Le RN, tout comme ses alliés de l’AfD en Allemagne, du Fidesz en Hongrie ou du Fratelli d’Italia de Giorgia Meloni, défendent de manière complètement décomplexée un projet de société xénophobe, rétrograde et fondé sur le repli sur soi et l’atteinte aux droits humains, discriminant et qui menace nos libertés. Le détricotage des acquis du Pacte vert qui est déjà amorcé suite à la crise du monde agricole serait encore plus menacé par la montée, annoncée par les sondages, du nombre de sièges des partis d’extrême droite au Parlement européen, qui votent systématiquement contre le climat et la transition écologique et juste.

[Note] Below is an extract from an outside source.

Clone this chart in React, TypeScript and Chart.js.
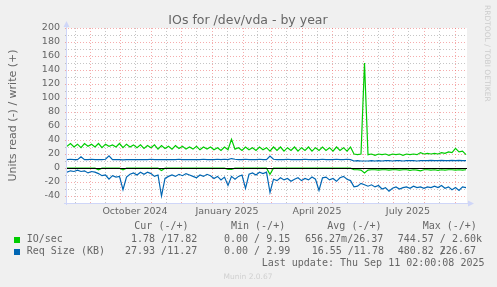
import React, { useEffect, useRef } from 'react';
import { Chart, registerables } from 'chart.js';

Chart.register(...registerables);

// ---------- data (one sample every 3.5 days, day 0 = 9 Aug 2024) ----------
const DAY_STEP = 3.5;

const ioWrite = [
  31, 35, 30, 34, 29, 35, 31, 34, 30, 35, 29, 34, 31, 33, 30, 35, 29, 34, 30, 33, 29,
  33, 28, 32, 29, 33, 27, 32, 28, 31, 27, 32, 28, 31, 27, 30, 27, 31, 26, 30, 27,
  30, 26, 29, 25, 30, 26, 41, 27, 29, 25, 30, 26, 29, 25, 30, 26,
  29, 24, 30, 25, 30, 24, 29, 25, 30, 24, 29, 25, 30, 24, 29, 25, 30, 25, 29, 24, 30, 25, 29, 24, 30,
  20, 19, 20, 150,
  19, 20, 18, 20, 19, 20, 18, 20, 19, 20, 18, 20, 19, 20, 19, 22, 20, 21, 20, 21, 20, 22, 21, 23, 22, 28, 23, 24, 19,
];

const ioRead = [
  -0.3, -0.3, -0.3, -0.3, -0.3, -0.3, -0.3, -0.3, -0.3,
  -2.5,
  -0.3, -0.3, -0.3, -0.3, -0.3, -0.3,
  -2.5,
  -0.3, -0.3, -0.3, -0.3, -0.3, -0.3, -0.3, -0.3, -0.3, -0.3,
  -3.5,
  -0.3, -0.3, -0.3, -0.3, -0.3, -0.3, -0.3, -0.3, -0.3, -0.3, -0.3, -0.3, -0.3, -0.3, -0.3, -0.3, -0.3, -0.3,
  -2, -2,
  -0.3, -0.3, -0.3, -0.3, -0.3, -0.3, -0.3, -0.3, -0.3, -0.3,
  -9,
  -0.3, -0.3, -0.3, -0.3, -0.3, -0.3, -0.3, -0.3, -0.3, -0.3, -0.3, -0.3, -0.3, -0.3, -0.3, -0.3, -0.3, -0.3, -0.3, -0.3, -0.3, -0.3, -0.3,
  -2.5, -2.5, -3, -7, -3, -2.5, -2.5, -3, -2.5, -2.5, -3, -2.5, -2.5, -3, -2.5, -2.5, -3.5, -2.5, -3, -4, -2.5, -2.5, -3, -2.5, -3.5, -2.5, -3, -2.5, -2.5, -3, -2.5, -3, -2.5,
];

const sizeWrite = [
  12, 12.5, 12, 12, 16, 12, 12, 12.5, 12, 12, 12, 12.5,
  17.5,
  12, 12, 12, 11.5, 12, 12, 12, 12, 12, 12, 12, 12.5, 12, 12, 12, 12, 12,
  12, 12, 12.5, 12, 12, 12, 12, 12, 12, 12.5, 12, 12, 12, 12.5, 12, 12.5, 12,
  13.5,
  12.5, 12, 12, 12.5, 12, 12, 12, 12.5, 12, 12,
  17,
  12.5, 12, 12, 12, 12.5, 12, 12, 12, 12, 12.5, 12, 12, 12, 12, 12.5, 12, 12, 12, 12.5, 12, 12, 12.5, 12,
  10, 10.5, 10, 10, 10, 10.5, 10, 10.5, 10, 10.5, 10.5, 10, 10.5, 10.5, 10, 10.5, 10.5, 10.5, 10, 10.5, 10.5, 10.5, 11, 10.5, 10.5, 11, 10.5, 10.5, 11, 10.5, 11, 10.5, 10.5,
];

const sizeRead = [
  -6, -4, -5, -3, -5, -4, -7, -5, -6, -8, -11, -10, -16, -11, -13, -12, -31, -13, -9, -7, -10, -6, -9, -6, -8, -12, -10, -40, -15, -12,
  -10, -12, -9, -11, -8, -10, -12, -14, -10, -12, -9, -11, -15, -12, -17, -13, -25, -12, -16, -12, -10, -29, -9, -7, -10, -6, -8, -6,
  -35, -16, -18, -14, -17, -15, -19, -16, -14, -18, -15, -17, -13, -16, -32, -14, -13, -17, -15, -19, -14, -12, -16, -18,
  -27, -26, -22, -24, -26, -24, -27, -25, -30, -28, -33, -29, -27, -30, -28, -27, -29, -26, -28, -27, -29, -27, -28, -26, -28, -25, -29, -27, -31, -28, -32, -27, -28,
];

const days = ioWrite.map((_, i) => i * DAY_STEP);

// axis ticks (days since 9 Aug 2024)
const monthStartDays = [23, 53, 84, 114, 145, 176, 204, 235, 265, 296, 326, 357, 388];
const midMonthDays = [8, 38, 68, 99, 129, 160, 190, 219, 250, 280, 311, 341, 372];
const xLabelDays = [68, 160, 250, 341];
const xLabels = ['October 2024', 'January 2025', 'April 2025', 'July 2025'];
const yLabelTicks = [-40, -20, 0, 20, 40, 60, 80, 100, 120, 140, 160, 180, 200];
const yMinorTicks = [-30, -10, 10, 30, 50, 70, 90, 110, 130, 150, 170, 190];

// legend text
const titleText = 'IOs for /dev/vda - by year';
const yTitle = 'Units read (-) / write (+)';
const legendHeader = ['Cur (-/+)', 'Min (-/+)', 'Avg (-/+)', 'Max (-/+)'];
const seriesNames = ['IO/sec', 'Req Size (KB)'];
const ioStats = ['1.78 /17.82', '0.00 / 9.15', '656.27m/26.37', '744.57 / 2.60k'];
const sizeStats = ['27.93 /11.27', '0.00 / 2.99', '16.55 /11.78', '480.82 /', '226.67'];
const lastUpdate = 'Last update: Thu Sep 11 02:00:08 2025';
const watermark = 'RRDTOOL / TOBI OETIKER';
const version = 'Munin 2.0.67';

const SANS = "'DejaVu Sans', 'Liberation Sans', sans-serif";
const MONO = "'DejaVu Sans Mono', 'Liberation Mono', monospace";
const FONT_COLOR = '#666666';
const GREEN = '#00CC00';
const BLUE = '#0066B3';
const AXIS = '#CFD6F8';

const muninPlugin = {
  id: 'muninDecor',
  beforeDraw(chart: any) {
    const { ctx, chartArea: a } = chart;
    ctx.save();
    ctx.fillStyle = '#F0F0F0';
    ctx.fillRect(0, 0, chart.width, chart.height);
    ctx.fillStyle = '#FFFFFF';
    ctx.fillRect(a.left, a.top, a.right - a.left, a.bottom - a.top);
    ctx.restore();
  },
  beforeDatasetsDraw(chart: any) {
    const { ctx, chartArea: a } = chart;
    const xs = chart.scales.x;
    const ys = chart.scales.y;
    ctx.save();
    ctx.lineWidth = 1;
    ctx.setLineDash([1, 2]);
    const vline = (d: number, color: string) => {
      const px = Math.round(xs.getPixelForValue(d)) + 0.5;
      ctx.strokeStyle = color;
      ctx.beginPath();
      ctx.moveTo(px, a.top);
      ctx.lineTo(px, a.bottom + 2);
      ctx.stroke();
    };
    const hline = (v: number, color: string) => {
      const py = Math.round(ys.getPixelForValue(v)) + 0.5;
      ctx.strokeStyle = color;
      ctx.beginPath();
      ctx.moveTo(a.left - 2, py);
      ctx.lineTo(a.right, py);
      ctx.stroke();
    };
    const minor = 'rgba(140,140,140,0.5)';
    const major = 'rgba(235,90,90,0.5)';
    midMonthDays.forEach((d) => vline(d, minor));
    yMinorTicks.forEach((v) => hline(v, minor));
    monthStartDays.forEach((d) => vline(d, major));
    yLabelTicks.forEach((v) => hline(v, major));
    ctx.restore();
  },
  afterDatasetsDraw(chart: any) {
    const { ctx, chartArea: a } = chart;
    const ys = chart.scales.y;
    ctx.save();
    // zero rule
    const y0 = Math.round(ys.getPixelForValue(0)) + 0.5;
    ctx.strokeStyle = '#000000';
    ctx.lineWidth = 1.2;
    ctx.beginPath();
    ctx.moveTo(a.left, y0);
    ctx.lineTo(a.right, y0);
    ctx.stroke();
    // axes
    ctx.strokeStyle = AXIS;
    ctx.fillStyle = AXIS;
    ctx.lineWidth = 1;
    ctx.beginPath();
    ctx.moveTo(a.left - 0.5, a.bottom + 2);
    ctx.lineTo(a.left - 0.5, a.top - 3);
    ctx.moveTo(a.left - 3, a.bottom + 0.5);
    ctx.lineTo(a.right + 3, a.bottom + 0.5);
    ctx.stroke();
    ctx.beginPath();
    ctx.moveTo(a.left - 0.5, a.top - 7);
    ctx.lineTo(a.left - 3.5, a.top - 1);
    ctx.lineTo(a.left + 2.5, a.top - 1);
    ctx.closePath();
    ctx.fill();
    ctx.beginPath();
    ctx.moveTo(a.right + 7, a.bottom + 0.5);
    ctx.lineTo(a.right + 1, a.bottom - 2.5);
    ctx.lineTo(a.right + 1, a.bottom + 3.5);
    ctx.closePath();
    ctx.fill();
    ctx.restore();
  },
  afterDraw(chart: any) {
    const { ctx, chartArea: a } = chart;
    ctx.save();
    ctx.fillStyle = FONT_COLOR;
    // title
    ctx.font = `12.5px ${SANS}`;
    ctx.textAlign = 'center';
    ctx.textBaseline = 'alphabetic';
    ctx.fillText(titleText, 248, 23.5);
    // y title
    ctx.save();
    ctx.font = `11px ${SANS}`;
    ctx.translate(15.5, (a.top + a.bottom) / 2);
    ctx.rotate(-Math.PI / 2);
    ctx.textAlign = 'center';
    ctx.fillText(yTitle, 0, 0);
    ctx.restore();
    // watermark
    ctx.save();
    ctx.font = `7.5px ${SANS}`;
    ctx.fillStyle = '#CCCCCC';
    ctx.translate(485, 5);
    ctx.rotate(Math.PI / 2);
    ctx.textAlign = 'left';
    ctx.fillText(watermark, 0, 0);
    ctx.restore();
    // legend
    ctx.font = `10px ${MONO}`;
    ctx.textAlign = 'left';
    ctx.textBaseline = 'middle';
    const hx = [134.3, 231, 327.3, 422.7];
    legendHeader.forEach((t, i) => ctx.fillText(t, hx[i], 226.7));
    ctx.fillStyle = GREEN;
    ctx.fillRect(14, 237, 6, 6);
    ctx.fillStyle = BLUE;
    ctx.fillRect(14, 249, 6, 6);
    ctx.fillStyle = FONT_COLOR;
    ctx.fillText(seriesNames[0], 26.7, 239.3);
    ctx.fillText(seriesNames[1], 26.7, 251.7);
    const r1 = [131, 224, 305, 397.7];
    ioStats.forEach((t, i) => ctx.fillText(t, r1[i], 239.3));
    const r2 = [125, 224, 311.7, 397.7, 439.8];
    sizeStats.forEach((t, i) => ctx.fillText(t, r2[i], 251.7));
    ctx.fillText(lastUpdate, 261.7, 263.3);
    // version
    ctx.font = `7.5px ${SANS}`;
    ctx.fillStyle = '#D0D0D0';
    ctx.textAlign = 'center';
    ctx.fillText(version, 248, 276.7);
    ctx.restore();
  },
};

const toPoints = (vals: number[]) => vals.map((v, i) => ({ x: days[i], y: v }));

export default function App() {
  const ref = useRef<HTMLCanvasElement | null>(null);
  useEffect(() => {
    if (!ref.current) return;
    const chart = new Chart(ref.current, {
      type: 'line',
      data: {
        datasets: [
          { label: 'Req Size read', data: toPoints(sizeRead), borderColor: BLUE },
          { label: 'Req Size write', data: toPoints(sizeWrite), borderColor: BLUE },
          { label: 'IO/sec read', data: toPoints(ioRead), borderColor: GREEN },
          { label: 'IO/sec write', data: toPoints(ioWrite), borderColor: GREEN },
        ],
      },
      options: {
        responsive: false,
        animation: false,
        events: [],
        layout: { padding: { top: 28, right: 30, left: 0, bottom: 0 } },
        elements: {
          point: { radius: 0 },
          line: { borderWidth: 1.2, tension: 0, fill: false },
        },
        plugins: {
          legend: { display: false },
          tooltip: { enabled: false },
          title: { display: false },
        },
        scales: {
          x: {
            type: 'linear',
            min: 0,
            max: 400,
            grid: { display: false, drawTicks: false },
            border: { display: false },
            afterBuildTicks: (s: any) => {
              s.ticks = xLabelDays.map((v) => ({ value: v }));
            },
            afterFit: (s: any) => {
              s.height = 84;
            },
            ticks: {
              autoSkip: false,
              maxRotation: 0,
              minRotation: 0,
              padding: 3,
              color: FONT_COLOR,
              font: { family: SANS, size: 9.5 },
              callback: (v: any) => {
                const i = xLabelDays.indexOf(Number(v));
                return i >= 0 ? xLabels[i] : '';
              },
            },
          },
          y: {
            type: 'linear',
            min: -50,
            max: 200,
            grid: { display: false, drawTicks: false },
            border: { display: false },
            afterBuildTicks: (s: any) => {
              s.ticks = yLabelTicks.map((v) => ({ value: v }));
            },
            afterFit: (s: any) => {
              s.width = 67;
            },
            ticks: {
              padding: 7,
              color: FONT_COLOR,
              font: { family: SANS, size: 9.5 },
              callback: (v: any) => String(v),
            },
          },
        },
      } as any,
      plugins: [muninPlugin],
    });
    return () => chart.destroy();
  }, []);
  return (
    <div style={{ position: 'fixed', left: 0, top: 0, width: 497, height: 287, background: '#F0F0F0' }}>
      <canvas ref={ref} width={497} height={287} style={{ display: 'block', width: 497, height: 287 }} />
    </div>
  );
}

En France, le RN est donné en tête selon les derniers sondages, crédité de 27 % des voix. Or le RN a des positions particulièrement régressives sur les questions environnementales et sociales et lourdes de menaces pour les libertés fondamentales (...)
Dans le contexte actuel de remise en cause des avancées environnementales obtenues, de montée des discours climatosceptiques et anti-écologiques, ces élections ont donc un rôle majeur pour protéger la population européenne face aux crises à venir et contribuer à améliorer nos modes de vie, à protéger notre environnement et notre santé. Il est donc crucial de se mobiliser à ces élections pour préserver le maximum de chances que voie le jour un agenda environnemental ambitieux et socialement juste pour les prochaines années.